Led Zeppelin IV (or Led Zeppelin’s fourth album or Led Zeppelin’s four symbols) (1971) - painting by unknown
Led Zeppelin IV is one of the best selling albums of all time having moved 37 million units world-wide and placed third on the best selling albums in the US list with 23 million. Jimmy Page has said that the inspiration behind the cover art was bringing over the city and country theme first explored on Led Zeppelin III.
“It represented the change in the balance which was going on. There was the old countryman and the blocks of flats being knocked down. It was just a way of saying that we should look after the earth, not rape and pillage it,” Page told Trouser Press.

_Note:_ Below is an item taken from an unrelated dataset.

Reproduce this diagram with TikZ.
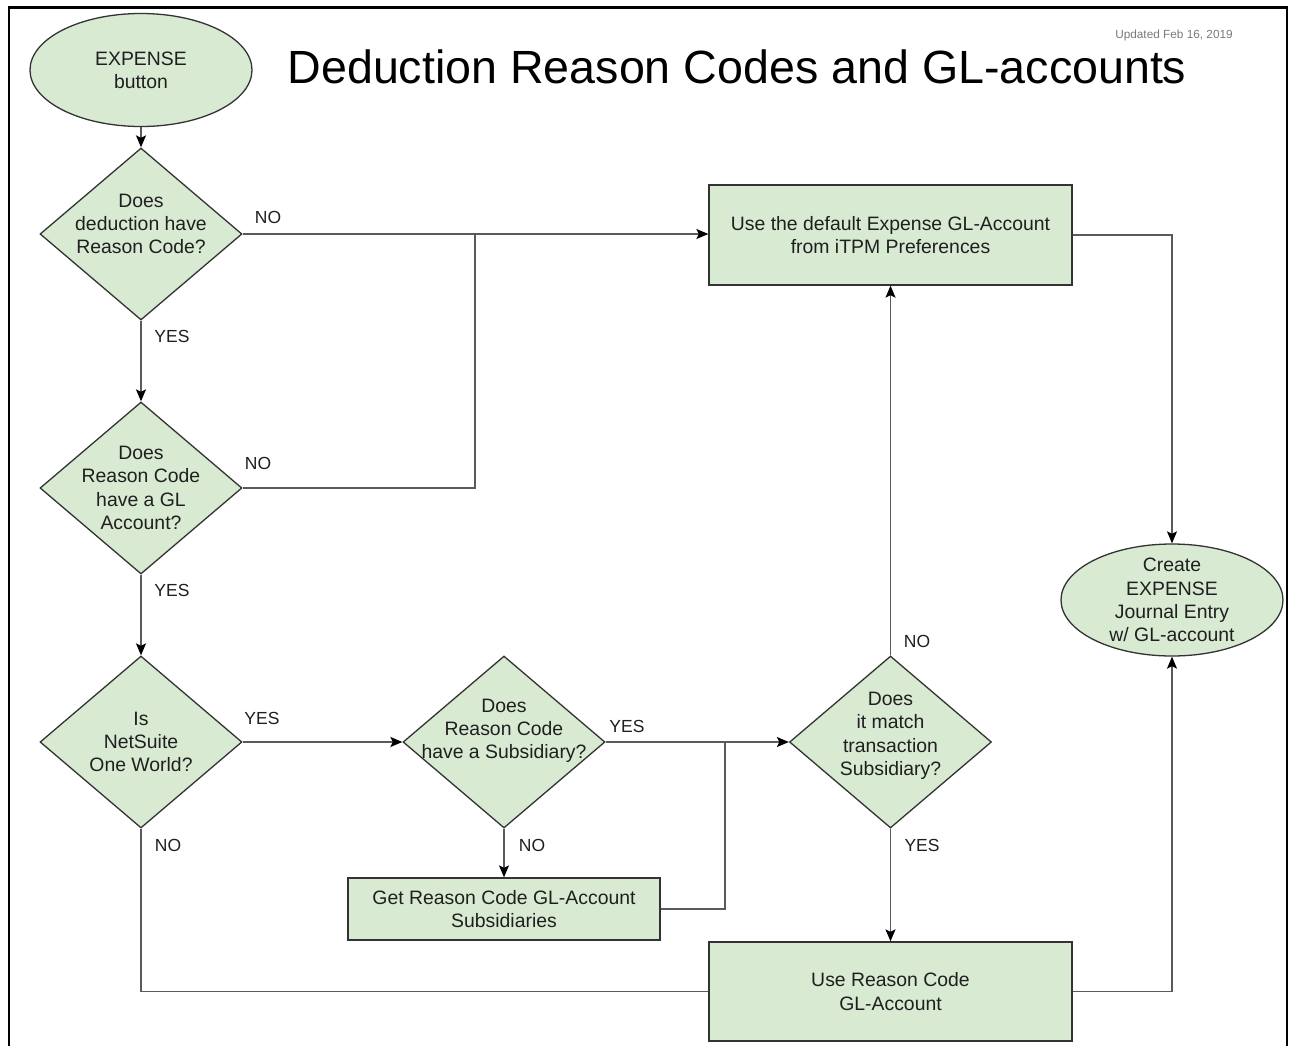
\documentclass[tikz,border=0pt]{standalone}
\usepackage{fontspec}
\setmainfont{Liberation Sans}
\usetikzlibrary{shapes.geometric,arrows.meta}
\definecolor{nodefill}{HTML}{D9EAD3}
\definecolor{nodeline}{HTML}{333333}
\definecolor{connline}{HTML}{5A5A5A}
\definecolor{txt}{HTML}{1F1F1F}
\definecolor{updgray}{HTML}{7A7A7A}
\begin{document}
\begin{tikzpicture}[x=1pt,y=-1pt,
  base/.style={draw=nodeline, fill=nodefill, line width=1.3pt, text=txt,
    font=\fontsize{19.4}{23.3}\selectfont, align=center},
  diam/.style={base, diamond, inner sep=-30pt, minimum width=202pt, minimum height=172pt},
  oval/.style={base, ellipse, inner sep=-25pt, minimum width=222pt, minimum height=113pt},
  box/.style={base, rectangle, inner sep=0pt},
  lbl/.style={font=\fontsize{17.5}{21}\selectfont, text=txt, inner sep=0pt},
  conn/.style={draw=connline, line width=1.6pt},
  arr/.style={conn, -{Stealth[length=12pt,width=10pt,inset=2.5pt,color=black]}},
]
\useasboundingbox (0,0) rectangle (1293,1045);
\fill[white] (0,0) rectangle (1293,1045);
\draw[line width=2.5pt,black] (9,1050) -- (9,7.5) -- (1287,7.5) -- (1287,1050);

% title
\node[font=\fontsize{46.6}{56}\selectfont, text=black, inner sep=0pt] (title) at (737,67) {Deduction Reason Codes and GL-accounts};
\node[font=\fontsize{11.8}{14}\selectfont, text=updgray, inner sep=0pt] (upd) at (1174,35) {Updated Feb 16, 2019};

% nodes
\node[oval] (e1) at (141,70) {EXPENSE\\button};
\node[diam] (d1) at (141,234) {Does\\deduction have\\Reason Code?\\[-3pt]\mbox{}};
\node[diam] (d2) at (141,488) {Does\\Reason Code\\have a GL\\Account?};
\node[diam] (d3) at (141,742) {Is\\NetSuite\\One World?};
\node[diam] (d4) at (504,742) {Does\\Reason Code\\have a Subsidiary?\\[3pt]\mbox{}};
\node[diam] (d5) at (890.5,742) {Does\\it match\\transaction\\Subsidiary?\\[-7pt]\mbox{}};
\node[box, minimum width=363pt, minimum height=100pt] (dflt) at (890.5,235) {Use the default Expense GL-Account\\from iTPM Preferences};
\node[box, minimum width=312pt, minimum height=62pt] (get) at (504,909) {Get Reason Code GL-Account\\Subsidiaries};
\node[box, minimum width=363pt, minimum height=99pt] (userc) at (890.5,991.5) {Use Reason Code\\GL-Account};
\node[oval, minimum height=112pt] (e2) at (1172,600) {Create\\EXPENSE\\Journal Entry\\w/ GL-account};

% junction points
\coordinate (j1) at (475,235);
\coordinate (j2) at (725,742);

% connectors
\draw[arr] (e1) -- (d1);
\draw[arr] (d1.east) -- (d1.east -| dflt.west);
\draw[conn] (d2.east) -| (j1);
\draw[arr] (d1) -- (d2);
\draw[arr] (d2) -- (d3);
\draw[arr] (d3) -- (d4);
\draw[arr] (d4) -- (d5);
\draw[arr] (d4) -- (get);
\draw[conn] (get.east) -| (j2);
\draw[arr] (d5) -- (dflt);
\draw[arr] (d5) -- (userc);
\draw[conn] (d3.south) |- (userc.west);
\draw[arr] (dflt.east) -| (e2.north);
\draw[arr] (userc.east) -| (e2.south);

% connector labels
\node[lbl] (l1) at (268,217) {NO};
\node[lbl] (l2) at (258,463) {NO};
\node[lbl] (l3) at (172,336) {YES};
\node[lbl] (l4) at (172,590) {YES};
\node[lbl] (l5) at (262,718) {YES};
\node[lbl] (l6) at (627,726) {YES};
\node[lbl] (l7) at (532,845) {NO};
\node[lbl] (l8) at (917,641) {NO};
\node[lbl] (l9) at (922,845) {YES};
\node[lbl] (l10) at (168,845) {NO};
\end{tikzpicture}
\end{document}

The 19th century oil painting was purchased in Reading, Berkshire. The painting was then hung on the internal, papered wall of the partly demolished house for the photo.
Page has also stated regarding the meaning of the cover: “The cover was supposed to be something that was for other people to savor rather than for me to actually spell everything out, which would make the whole thing rather disappointing on that level of your own personal adventure into the music.”
Elastica - The Menace (2000) - photo by M.I.A.
After the resounding success of Elastica's 1995 debut came this less successful effort. Band leader Justine Frischmann sought out burgeoning London-based graffiti artist Maya Arulpragasam, M.I.A., to create the pastiche of lips you see below. M.I.A. documented the band's tour in support of the album and became fast friends with Peaches (Canadian-born Merrill Nisker) who was the opening act. Peaches introduced M.I.A. to the Roland MC-505 drum machine and encouraged her to experiment. With an Academy Award nom for Best Original Song and two Grammy noms, I'd say it was a push in the right direction. M.I.A. also directed the video for the single Mad Dog God Dam.
The Velvet Underground and Nico (1967) - painting by Andy Warhol
Perhaps the most recognizable album cover of all time. Early copies featured a slogan inviting the listener to “peel slowly and see” which would reveal a flesh coloured banana. These editions are now sought after collector’s items.